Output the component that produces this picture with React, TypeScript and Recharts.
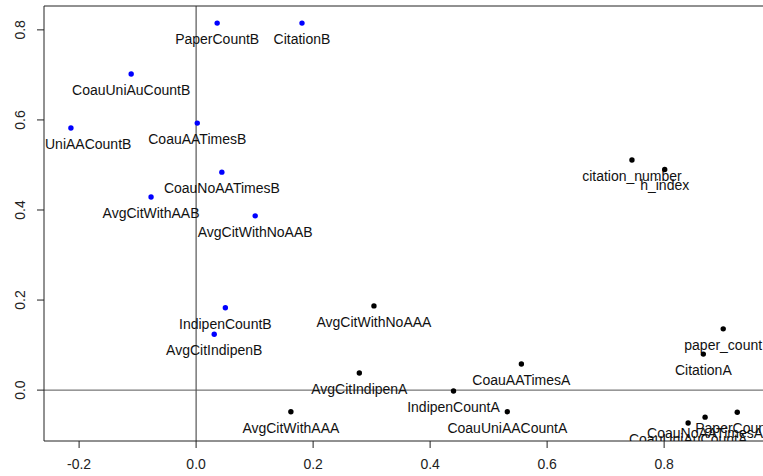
import { ScatterChart, Scatter, XAxis, YAxis, ReferenceLine } from 'recharts'

// loadings, group B (blue)
const namesB = ['PaperCountB', 'CitationB', 'CoauUniAuCountB', 'UniAACountB', 'CoauAATimesB', 'CoauNoAATimesB', 'AvgCitWithAAB', 'AvgCitWithNoAAB', 'IndipenCountB', 'AvgCitIndipenB']
const xB = [0.036, 0.181, -0.111, -0.214, 0.002, 0.044, -0.077, 0.101, 0.050, 0.031]
const yB = [0.815, 0.815, 0.702, 0.582, 0.593, 0.484, 0.429, 0.387, 0.183, 0.124]

// group A + overall metrics (black)
const namesA = ['citation_number', 'h_index', 'AvgCitWithNoAAA', 'paper_count', 'CitationA', 'AvgCitIndipenA', 'CoauAATimesA', 'IndipenCountA', 'AvgCitWithAAA', 'CoauUniAACountA', 'CoauUniAuCountA', 'CoauNoAATimesA', 'PaperCountA']
const xA = [0.745, 0.801, 0.304, 0.901, 0.867, 0.279, 0.556, 0.440, 0.162, 0.532, 0.841, 0.870, 0.925]
const yA = [0.511, 0.490, 0.187, 0.136, 0.080, 0.038, 0.058, -0.002, -0.048, -0.048, -0.073, -0.060, -0.049]

const xTicks = [-0.2, 0, 0.2, 0.4, 0.6, 0.8]
const yTicks = [0, 0.2, 0.4, 0.6, 0.8]

const dataB = namesB.map((name, i) => ({ name, x: xB[i], y: yB[i] }))
const dataA = namesA.map((name, i) => ({ name, x: xA[i], y: yA[i] }))

const FONT = '"Liberation Sans", Arial, sans-serif'
const PLOT_LEFT = 44

function pointShape(color: string) {
  return (props: any) => {
    const { cx, cy, payload } = props
    const w = payload.name.length * 7.8
    const clamp = cx - w / 2 < PLOT_LEFT
    return (
      <g>
        <circle cx={cx} cy={cy} r={2.7} fill={color} />
        <text
          x={clamp ? PLOT_LEFT + 1 : cx}
          y={cy + 21}
          textAnchor={clamp ? 'start' : 'middle'}
          fontFamily={FONT}
          fontSize={14}
          fill="#111"
        >
          {payload.name}
        </text>
      </g>
    )
  }
}

const XTick = (props: any) => {
  const { x, payload } = props
  return (
    <text x={x} y={469} textAnchor="middle" fontFamily={FONT} fontSize={14} fill="#222">
      {payload.value.toFixed(1)}
    </text>
  )
}

const YTick = (props: any) => {
  const { y, payload } = props
  return (
    <text transform={`translate(25, ${y}) rotate(-90)`} textAnchor="middle" fontFamily={FONT} fontSize={14} fill="#222">
      {payload.value.toFixed(1)}
    </text>
  )
}

export default function App() {
  return (
    <div style={{ position: 'absolute', left: 0, top: 0, background: '#fff' }}>
      <ScatterChart width={763} height={476} margin={{ top: 6, right: 0, bottom: 0, left: 0 }}>
        <XAxis
          type="number"
          dataKey="x"
          domain={[-0.26, 0.969]}
          ticks={xTicks}
          allowDataOverflow
          height={35}
          tickSize={7}
          tick={<XTick />}
          axisLine={{ stroke: '#222' }}
          tickLine={{ stroke: '#222' }}
        />
        <YAxis
          type="number"
          dataKey="y"
          domain={[-0.113, 0.853]}
          ticks={yTicks}
          allowDataOverflow
          width={44}
          tickSize={7}
          tick={<YTick />}
          axisLine={{ stroke: '#222' }}
          tickLine={{ stroke: '#222' }}
        />
        <ReferenceLine y={0.853} stroke="#222" />
        <ReferenceLine x={0} stroke="#333" />
        <ReferenceLine y={0} stroke="#555" />
        <Scatter data={dataB} fill="#0000ff" shape={pointShape('#0000ff')} isAnimationActive={false} />
        <Scatter data={dataA} fill="#000" shape={pointShape('#000')} isAnimationActive={false} />
      </ScatterChart>
    </div>
  )
}
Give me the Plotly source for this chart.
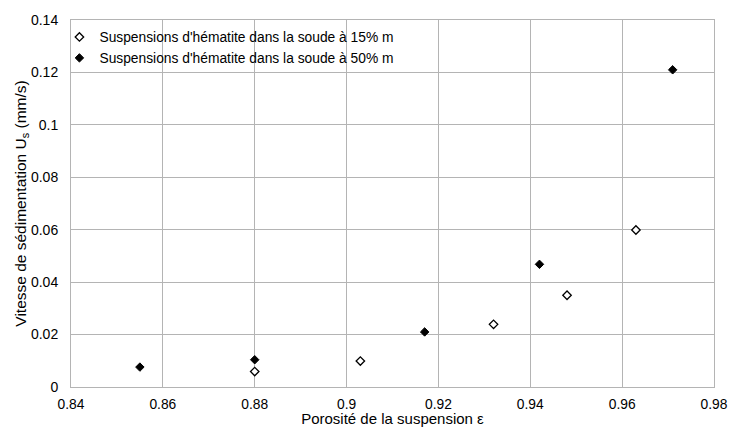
import plotly.graph_objects as go

# Series 1: hematite in 15% soda (open diamonds)
x_15 = [0.880, 0.903, 0.932, 0.948, 0.963]
y_15 = [0.0059, 0.0099, 0.0239, 0.0350, 0.0599]

# Series 2: hematite in 50% soda (filled diamonds)
x_50 = [0.855, 0.880, 0.917, 0.942, 0.971]
y_50 = [0.0076, 0.0104, 0.0210, 0.0468, 0.1210]

name_15 = "Suspensions d'hématite dans la soude à 15% m"
name_50 = "Suspensions d'hématite dans la soude à 50% m"

x_ticks = [0.84, 0.86, 0.88, 0.90, 0.92, 0.94, 0.96, 0.98]
x_ticktext = ["0.84", "0.86", "0.88", "0.9", "0.92", "0.94", "0.96", "0.98"]
y_ticks = [0, 0.02, 0.04, 0.06, 0.08, 0.10, 0.12, 0.14]
y_ticktext = ["0", "0.02", "0.04", "0.06", "0.08", "0.1", "0.12", "0.14"]

FONT = "Liberation Sans, Arial, sans-serif"
GRID = "#b4b4b4"
CLEAR = "rgba(0,0,0,0)"

fig = go.Figure()
fig.add_trace(go.Scatter(
    x=x_15, y=y_15, mode="markers", name=name_15,
    marker=dict(symbol="diamond", size=6.5, color="white",
                line=dict(color="black", width=1.3)),
))
fig.add_trace(go.Scatter(
    x=x_50, y=y_50, mode="markers", name=name_50,
    marker=dict(symbol="diamond", size=6.5, color="black",
                line=dict(color="black", width=1)),
))

# white background behind the legend (hides gridlines, keeps frame)
fig.add_shape(type="rect", xref="paper", yref="paper",
              x0=0.003, x1=0.503, y0=0.868, y1=0.987,
              fillcolor="white", line=dict(width=0), layer="between")

fig.update_layout(
    width=729, height=427,
    margin=dict(l=71, r=15, t=20, b=40, autoexpand=False),
    paper_bgcolor="white", plot_bgcolor="white",
    font=dict(family=FONT, size=14, color="#000000"),
    showlegend=True,
    legend=dict(
        x=-0.018, y=0.996, xanchor="left", yanchor="top",
        bgcolor=CLEAR, borderwidth=0,
        font=dict(family=FONT, size=13.8, color="#000000"),
        itemwidth=30, tracegroupgap=0,
    ),
    xaxis=dict(
        range=[0.84, 0.98], tickvals=x_ticks, ticktext=x_ticktext,
        showgrid=True, gridcolor=GRID, gridwidth=1,
        showline=True, linecolor=GRID, linewidth=1, mirror=True,
        zeroline=False, ticks="outside", ticklen=4, tickcolor=CLEAR,
        tickfont=dict(family=FONT, size=13.8), automargin=False,
        title=dict(text="Porosité de la suspension ε", standoff=4,
                   font=dict(family=FONT, size=15)),
    ),
    yaxis=dict(
        range=[0, 0.14], tickvals=y_ticks, ticktext=y_ticktext,
        showgrid=True, gridcolor=GRID, gridwidth=1,
        showline=True, linecolor=GRID, linewidth=1, mirror=True,
        zeroline=False, ticks="outside", ticklen=9, tickcolor=CLEAR,
        tickfont=dict(family=FONT, size=14), automargin=False,
        title=dict(text="Vitesse de sédimentation U<sub>s</sub> (mm/s)", standoff=0,
                   font=dict(family=FONT, size=15.5)),
    ),
)

# remove the page's default body margin so the 729x427 figure fills the window
fig.write_html(
    "out.html",
    config={"displayModeBar": False},
    post_script="document.body.style.margin='0';document.body.style.overflow='hidden';",
)
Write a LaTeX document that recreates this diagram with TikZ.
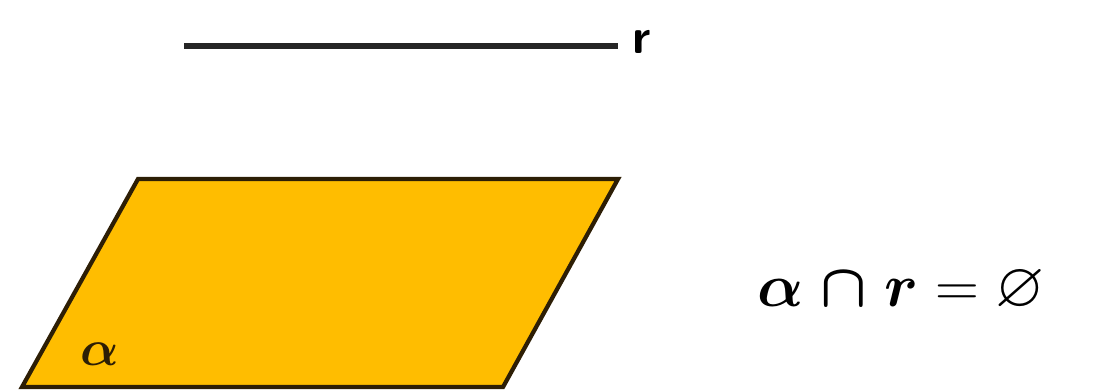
\documentclass[tikz,border=0pt]{standalone}
\usepackage{amsmath,amssymb,bm}
\usepackage{tikz}
\usetikzlibrary{calc}
\definecolor{planeyellow}{RGB}{255,189,0}
\definecolor{planeedge}{RGB}{45,30,5}

\begin{document}
\begin{tikzpicture}[x=0.01cm,y=-0.01cm]
  \useasboundingbox (0,0) rectangle (1107,390);
  % line r
  \coordinate (r0) at (184,46);
  \coordinate (r1) at (618,46);
  \draw[black!85,line width=1.5pt] (r0) -- (r1);
  \node[anchor=west,inner sep=0pt,font=\sffamily\bfseries\fontsize{14}{17}\selectfont] (rlab) at (632,42) {r};
  % plane alpha
  \fill[planeyellow] (138,179)--(618,179)--(503,387)--(22,387)--cycle;
  \draw[planeedge,line width=1.2pt,line join=miter] (138,179)--(618,179)--(503,387)--(22,387)--cycle;
  \node[inner sep=0pt,text=planeedge,font=\fontsize{15}{18}\selectfont] (alab) at (100,354) {$\boldsymbol{\alpha}$};
  % relation
  \node[anchor=west,inner sep=0pt,font=\fontsize{18}{22}\selectfont] (rel) at (757,291)
    {$\boldsymbol{\alpha} \mathrel{\boldsymbol{\cap}} \boldsymbol{r} = \varnothing$};
\end{tikzpicture}
\end{document}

Exercise prompt:
Pictures stay out. Repeat only the lines from the beginning of the data through the line that has "XAxis, YAxis, ReferenceLine".

Output:
Output the component that produces this picture with React, TypeScript and Recharts.
import { ScatterChart, Scatter, XAxis, YAxis, ReferenceLine } from 'recharts'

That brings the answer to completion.